[What is required]: Could you repeat, exactly as they stand, the lines between the one with "Write a Python" and the one with "tick_labels = categories[::3]", inclusive, minus the pictures?

[Entries with chart source code]:
(begin)

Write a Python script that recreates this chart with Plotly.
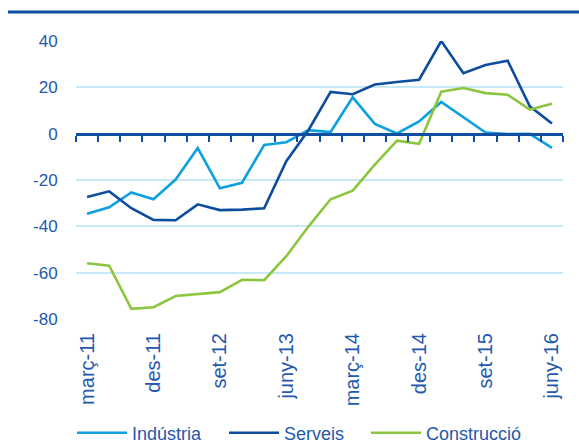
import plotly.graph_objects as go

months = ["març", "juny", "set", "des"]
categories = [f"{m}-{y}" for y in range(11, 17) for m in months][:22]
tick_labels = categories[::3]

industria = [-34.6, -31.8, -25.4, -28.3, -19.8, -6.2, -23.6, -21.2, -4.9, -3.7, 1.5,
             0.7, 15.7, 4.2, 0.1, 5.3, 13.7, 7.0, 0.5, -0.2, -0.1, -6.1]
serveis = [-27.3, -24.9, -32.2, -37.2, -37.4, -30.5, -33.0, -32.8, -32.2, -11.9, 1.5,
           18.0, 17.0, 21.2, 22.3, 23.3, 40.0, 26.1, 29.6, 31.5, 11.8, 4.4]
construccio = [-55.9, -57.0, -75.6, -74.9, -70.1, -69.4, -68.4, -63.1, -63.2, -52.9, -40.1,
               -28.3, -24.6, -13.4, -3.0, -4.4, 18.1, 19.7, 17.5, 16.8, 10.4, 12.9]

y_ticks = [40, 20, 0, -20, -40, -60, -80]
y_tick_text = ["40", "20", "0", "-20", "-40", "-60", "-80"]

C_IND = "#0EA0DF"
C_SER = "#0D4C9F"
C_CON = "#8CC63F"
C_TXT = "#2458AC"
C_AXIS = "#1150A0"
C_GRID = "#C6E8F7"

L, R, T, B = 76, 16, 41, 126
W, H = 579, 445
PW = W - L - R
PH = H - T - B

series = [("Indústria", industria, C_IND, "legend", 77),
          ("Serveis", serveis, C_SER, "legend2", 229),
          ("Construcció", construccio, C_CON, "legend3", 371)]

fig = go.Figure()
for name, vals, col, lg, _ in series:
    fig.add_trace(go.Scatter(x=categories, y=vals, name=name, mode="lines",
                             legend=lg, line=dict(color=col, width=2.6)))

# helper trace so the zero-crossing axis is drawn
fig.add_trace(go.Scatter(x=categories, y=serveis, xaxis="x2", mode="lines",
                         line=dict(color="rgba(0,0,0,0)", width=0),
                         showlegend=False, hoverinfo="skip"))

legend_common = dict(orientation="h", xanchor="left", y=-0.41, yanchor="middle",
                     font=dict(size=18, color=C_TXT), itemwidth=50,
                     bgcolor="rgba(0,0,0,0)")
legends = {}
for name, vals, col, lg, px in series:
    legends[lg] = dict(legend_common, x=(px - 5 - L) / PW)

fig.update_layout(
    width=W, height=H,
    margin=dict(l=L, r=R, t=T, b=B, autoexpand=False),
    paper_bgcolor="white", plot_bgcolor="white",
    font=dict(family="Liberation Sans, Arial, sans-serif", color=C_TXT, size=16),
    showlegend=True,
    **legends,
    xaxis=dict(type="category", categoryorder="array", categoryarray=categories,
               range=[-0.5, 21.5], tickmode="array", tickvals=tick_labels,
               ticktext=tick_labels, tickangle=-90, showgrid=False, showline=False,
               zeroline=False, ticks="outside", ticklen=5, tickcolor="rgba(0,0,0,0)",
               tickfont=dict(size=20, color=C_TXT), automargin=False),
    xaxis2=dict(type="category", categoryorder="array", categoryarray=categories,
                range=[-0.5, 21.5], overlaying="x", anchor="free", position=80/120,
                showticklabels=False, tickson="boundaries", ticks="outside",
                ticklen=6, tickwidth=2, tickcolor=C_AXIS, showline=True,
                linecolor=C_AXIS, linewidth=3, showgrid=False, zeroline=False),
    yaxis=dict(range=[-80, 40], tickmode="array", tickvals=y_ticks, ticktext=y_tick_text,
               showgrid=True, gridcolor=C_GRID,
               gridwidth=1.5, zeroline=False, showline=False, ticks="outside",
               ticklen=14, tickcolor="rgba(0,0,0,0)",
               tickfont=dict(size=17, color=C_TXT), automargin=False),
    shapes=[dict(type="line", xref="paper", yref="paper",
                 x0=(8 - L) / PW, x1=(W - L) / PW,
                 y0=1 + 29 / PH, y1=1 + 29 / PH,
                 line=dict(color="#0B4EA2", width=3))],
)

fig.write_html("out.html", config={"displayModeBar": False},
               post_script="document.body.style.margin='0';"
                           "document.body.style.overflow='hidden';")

(end)
(begin)

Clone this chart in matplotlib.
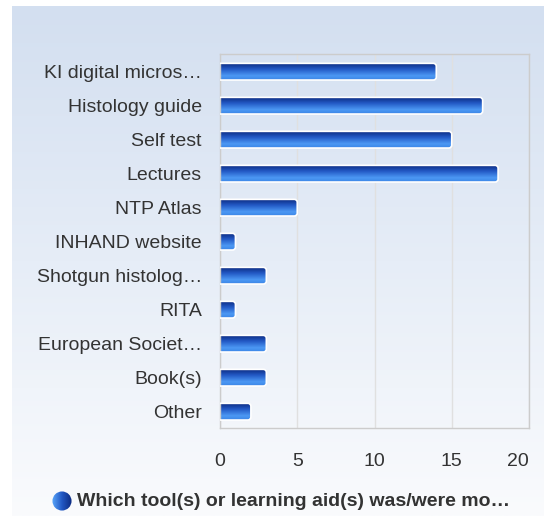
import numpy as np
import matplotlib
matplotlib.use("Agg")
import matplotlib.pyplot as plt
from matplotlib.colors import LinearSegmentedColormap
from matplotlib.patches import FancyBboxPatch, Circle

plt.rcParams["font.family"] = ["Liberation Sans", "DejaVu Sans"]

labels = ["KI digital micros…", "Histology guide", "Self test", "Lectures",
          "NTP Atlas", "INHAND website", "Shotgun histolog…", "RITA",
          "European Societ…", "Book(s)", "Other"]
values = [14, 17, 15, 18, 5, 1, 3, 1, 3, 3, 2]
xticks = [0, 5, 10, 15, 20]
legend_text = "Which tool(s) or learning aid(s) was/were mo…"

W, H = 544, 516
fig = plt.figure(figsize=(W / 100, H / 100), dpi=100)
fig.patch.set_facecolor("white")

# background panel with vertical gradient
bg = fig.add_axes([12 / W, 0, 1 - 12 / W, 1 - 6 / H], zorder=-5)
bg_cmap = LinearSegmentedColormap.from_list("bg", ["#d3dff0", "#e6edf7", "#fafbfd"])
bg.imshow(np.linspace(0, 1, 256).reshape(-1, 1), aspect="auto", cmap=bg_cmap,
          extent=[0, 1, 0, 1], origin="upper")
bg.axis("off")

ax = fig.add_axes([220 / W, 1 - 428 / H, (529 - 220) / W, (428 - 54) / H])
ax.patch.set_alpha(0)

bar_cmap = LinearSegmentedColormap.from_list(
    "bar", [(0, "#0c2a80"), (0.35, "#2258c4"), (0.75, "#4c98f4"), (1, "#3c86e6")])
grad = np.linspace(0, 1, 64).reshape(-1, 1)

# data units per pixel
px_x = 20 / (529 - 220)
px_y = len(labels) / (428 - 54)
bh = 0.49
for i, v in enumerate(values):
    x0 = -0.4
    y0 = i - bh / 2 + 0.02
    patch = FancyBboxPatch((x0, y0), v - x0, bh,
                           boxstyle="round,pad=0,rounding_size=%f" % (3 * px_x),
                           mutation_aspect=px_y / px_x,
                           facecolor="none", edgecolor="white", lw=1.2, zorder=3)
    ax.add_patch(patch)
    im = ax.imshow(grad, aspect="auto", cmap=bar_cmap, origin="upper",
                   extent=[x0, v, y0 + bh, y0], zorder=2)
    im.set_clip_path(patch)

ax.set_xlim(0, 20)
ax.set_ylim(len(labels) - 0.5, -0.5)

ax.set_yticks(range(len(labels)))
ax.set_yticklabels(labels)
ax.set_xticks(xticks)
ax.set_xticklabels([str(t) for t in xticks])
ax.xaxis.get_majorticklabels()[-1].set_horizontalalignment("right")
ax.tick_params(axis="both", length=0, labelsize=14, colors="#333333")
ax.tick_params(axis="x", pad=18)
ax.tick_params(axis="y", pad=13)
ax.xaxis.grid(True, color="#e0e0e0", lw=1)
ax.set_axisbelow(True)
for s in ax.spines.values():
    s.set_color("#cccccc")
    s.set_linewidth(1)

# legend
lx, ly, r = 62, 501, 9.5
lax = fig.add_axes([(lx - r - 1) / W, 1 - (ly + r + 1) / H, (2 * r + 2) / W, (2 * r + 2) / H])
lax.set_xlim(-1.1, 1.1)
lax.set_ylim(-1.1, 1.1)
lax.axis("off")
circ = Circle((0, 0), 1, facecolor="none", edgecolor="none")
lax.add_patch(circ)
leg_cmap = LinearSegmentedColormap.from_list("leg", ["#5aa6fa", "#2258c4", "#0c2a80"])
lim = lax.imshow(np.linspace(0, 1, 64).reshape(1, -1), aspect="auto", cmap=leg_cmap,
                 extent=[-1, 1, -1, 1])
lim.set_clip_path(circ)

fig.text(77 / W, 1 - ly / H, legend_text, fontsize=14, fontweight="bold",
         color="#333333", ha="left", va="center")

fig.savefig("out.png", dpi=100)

(end)

[Result of this exercise]:
Write a Python script that recreates this chart with Plotly.
import plotly.graph_objects as go

months = ["març", "juny", "set", "des"]
categories = [f"{m}-{y}" for y in range(11, 17) for m in months][:22]
tick_labels = categories[::3]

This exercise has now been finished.